Why do I prepare prunes and noodles for lunch on Good Friday? It’s a German Russian heritage food tradition. Where we live German Russian culture remains strong. Traditions I think are important for our children to learn and carry on. While I didn’t grow up with this food tradition, I learned about it from the locals and started it years ago. Our kids now have come to expect it.
They know on Good Friday we’re eating prunes and noodles together and talking about Jesus’s death, sacrifice and the coming of our Easter celebration.
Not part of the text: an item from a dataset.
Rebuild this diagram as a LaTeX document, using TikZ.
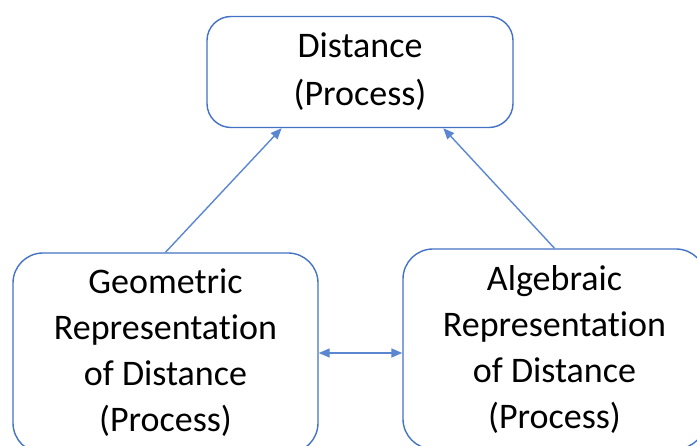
\documentclass[tikz,border=0pt]{standalone}
\usepackage{fontspec}
\setmainfont{Carlito}[RawFeature={-liga;-clig;-calt;-dlig}]
\usetikzlibrary{arrows.meta,calc}
\definecolor{boxblue}{HTML}{4472C4}
\definecolor{linkblue}{HTML}{5B87D0}
\tikzset{
  procbox/.style={draw=boxblue, line width=1.4pt, rounded corners=24pt, align=center,
    font=\fontsize{36}{46}\selectfont, text=black, inner sep=0pt},
  link/.style={draw=linkblue, line width=1.4pt, -{Triangle[length=11pt,width=9pt]}},
  dlink/.style={draw=linkblue, line width=1.4pt, {Triangle[length=11pt,width=9pt]}-{Triangle[length=11pt,width=9pt]}}
}
\begin{document}
\begin{tikzpicture}[x=1pt,y=1pt]
\useasboundingbox (0,0) rectangle (697,-446);
\clip (0,0) rectangle (697,-446);
\fill[white] (0,0) rectangle (697,-446);
\node[procbox, minimum width=306pt, minimum height=111pt, font=\fontsize{36}{48}\selectfont] (top) at (360,-72) {Distance\\(Process)};
\node[procbox, minimum width=305pt, minimum height=200pt, rounded corners=30pt] (geo) at (165.5,-353) {Geometric\\Representation\\of Distance\\(Process)};
\node[procbox, minimum width=303pt, minimum height=200pt, rounded corners=30pt] (alg) at (554.5,-349) {Algebraic\\Representation\\of Distance\\(Process)};
\draw[link] (geo.north) -- ($(top.south west)!0.245!(top.south east)$);
\draw[link] (alg.north) -- ($(top.south west)!0.771!(top.south east)$);
\draw[dlink] (geo.east) -- (alg.west |- geo.east);
\end{tikzpicture}
\end{document}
My kids don’t like the prunes and egg noodles meal. Mysteriously, today almost all the prunes were missing from the container before I started to cook. You can watch my Instagram stories today to see who the culprit may be. I added golden raisins, dried blueberries, and canned peaches to the prunes. I also added water, honey, and cinnamon while they cooked and added cold water with cornstarch at the end to thicken the sauce. Egg noodles traditionally were homemade in this German Russian food tradition. However, our small town grocery store sells egg noodles from Hosmer, South Dakota and as our daughter, Miss E said to me, “Somebody made them!” Just not us.
My favorite part is frying up some bits of bread in butter with some salt to top the dish with. It’s a hearty Good Friday meal. I think it’s yummy but most of all, I love the tradition of how a meal allows us to pause and talk about the importance of Good Friday in our Christian faith. Starting new traditions or following old ones create connections and memories. While our kids don’t love prunes and noodles, they will always remember this day as different than other days of the year. I hope as they grow older they realize the food isn’t what is the important part of the day but their faith.
Have a blessed Easter celebration, sharing in new or old traditions.